# dipping my toes in the FF pool



## CoBilly (May 27, 2015)

I'm getting closer to pulling the full frame trigger but it will be an older body. I'm debating between a 5D or a 1Ds, sway my decision one way or the other. Please


----------



## fjrabon (May 27, 2015)

I think the 5D Classic is a substantially better camera in basically every regard.  Neither is very good at high ISO (they're both worse at high ISO than entry level APS-C Nikons).  I really like the look of the 5DC's files though.  Never been able to quite put my finger on what it is about them, but they just have a look to them I really like.


----------



## CoBilly (May 27, 2015)

Thanks for the reply, fj. 

I should add to the story some. I have a 60D already and some non-crop lenses. I just want to start playing with a full frame camera and refine my skill (ha!)


----------



## jaomul (May 27, 2015)

I've had both. The 5d is better. Better battery, better at higher iso. The 1ds has some benefits but 5d all the way here


----------



## CoBilly (May 28, 2015)

Alright then, thanks for the replies. I've got another question now. A 1Ds ii is $225-ish more than a 5D on amazon. Is the 1Ds ii $225-ish better than a 5D? If the difference is substantial enough I could save a bit longer for that instead


----------



## jaomul (May 28, 2015)

Yes again/ maybe.

 A 1ds 2 improves a few bits from the 1ds, being about 16mp but improvements in iso are noticeably better. I have not had a mark 2 so my comparison between the 1ds and 5d is from user experience, but the mark 2 is from studying to nearly buy one.

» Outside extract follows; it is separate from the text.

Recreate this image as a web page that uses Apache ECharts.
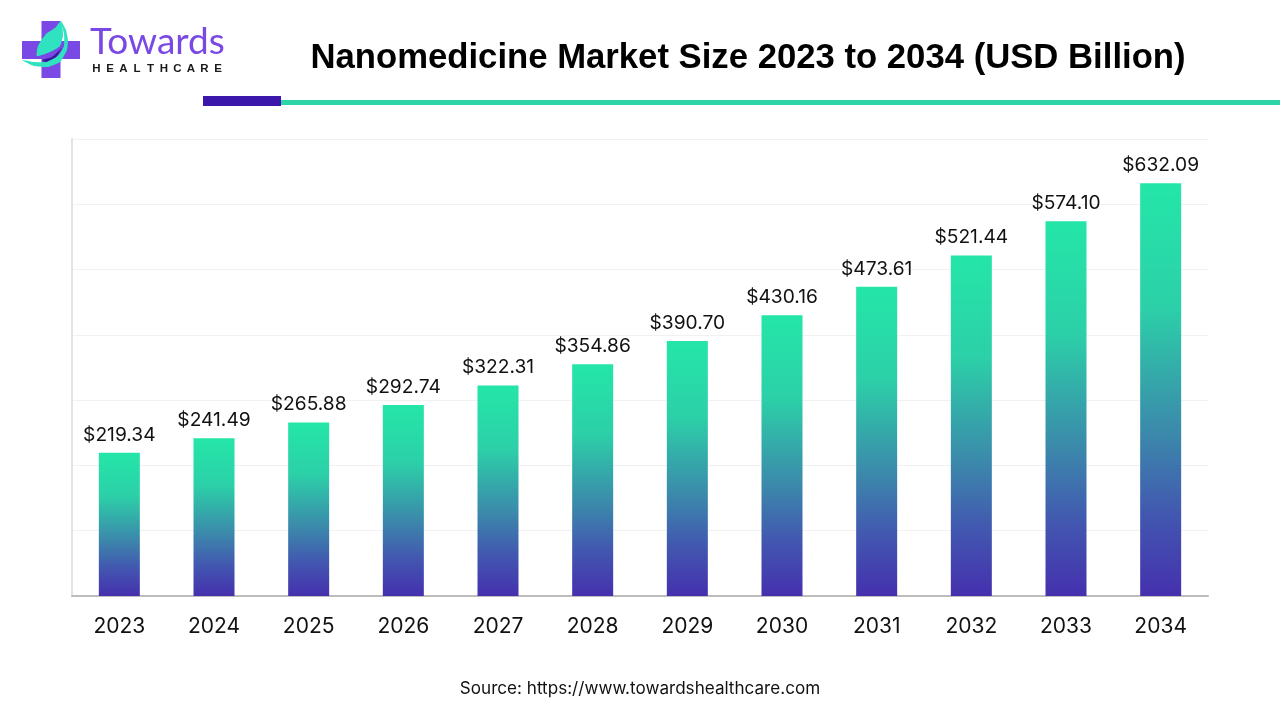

The 1ds bodies have great button access, everything is at your fingertips, and they are weather sealed and can take abuse. However the batteries are poor and require a regular sequence of discharge, are expensive to replace etc. 1ds are also heavy.

The 5d on the other hand is smaller, has plenty function buttons but not as customizable as the 1ds bodies, it's viewfinder is poor.

I'm pointing the faults, the 5d is great and the 1ds was great at low iso, so the 1ds 2 is also a good choice, albeit both are dated now


----------



## Derrel (May 28, 2015)

Batteries for the Canon 1D/1Ds series bodies were very poor for a long time...big, low-tech batteries with poor life. Canon was slow to get into Lithium-ion battery technology on the 1-series. The thing about the 5D Classic is it's a pretty low-specification body. It feels a bit Yugo-ish because it was basically built on something a lot like to old $389 EOS Elan body, with digital guts plopped in. Some 5D examples (like the one I have owned since 2006) have very poor in-finder LED readout brightness, where the LEDs basically disappear in bright shooting conditions, like at the beach, and you can not see what the in-finder LEDs are set to...compared to an EOS 60D, where the finder LEDs were bright, brilliant green that was easily seen at the beach on the same day, same time. The 1D bodies are all high-level machines....Ferraris as opposed to Yugos. But, of course, much,much bigger and more obvious.


----------



## rexbobcat (Jun 10, 2015)

Get the 5D. The original 1DS might be around the same price, but it was the _first_ FF digital camera that Canon developed and marketed, so it comes with all the pitfalls of being...first.

While its body is more rugged and sturdy than the 5D, it has worse low light performance, less resolution, smaller, lower quality LCD, and its batteries aren't great, especially given how old many of them are.

You see, the 1D series until I think the Mark III used nickel-metal hydride batteries. As these types of batteries age, their ability to hold a charge dwindles until they become expensive paperweights.

Besides that, the button layout on the 1D series is MUCH more cumbersome than on Canon bodies that have a more conventional DSLR form factor. To change ISO, for example, it requires you to hold down two specific buttons on top of the camera, and then use the wheel on the back or top to change it. It's a very unintuitive layout when compared to the 5D series.

They didn't simplify it until the 1D/S Mark III.

As someone who has used the 1DS, 1D Mark II, and 5D Classic, if you don't need speedy autofocus and a DSLR chassis that can survive a bomb blast, you'll probably be happier with the 5D.


----------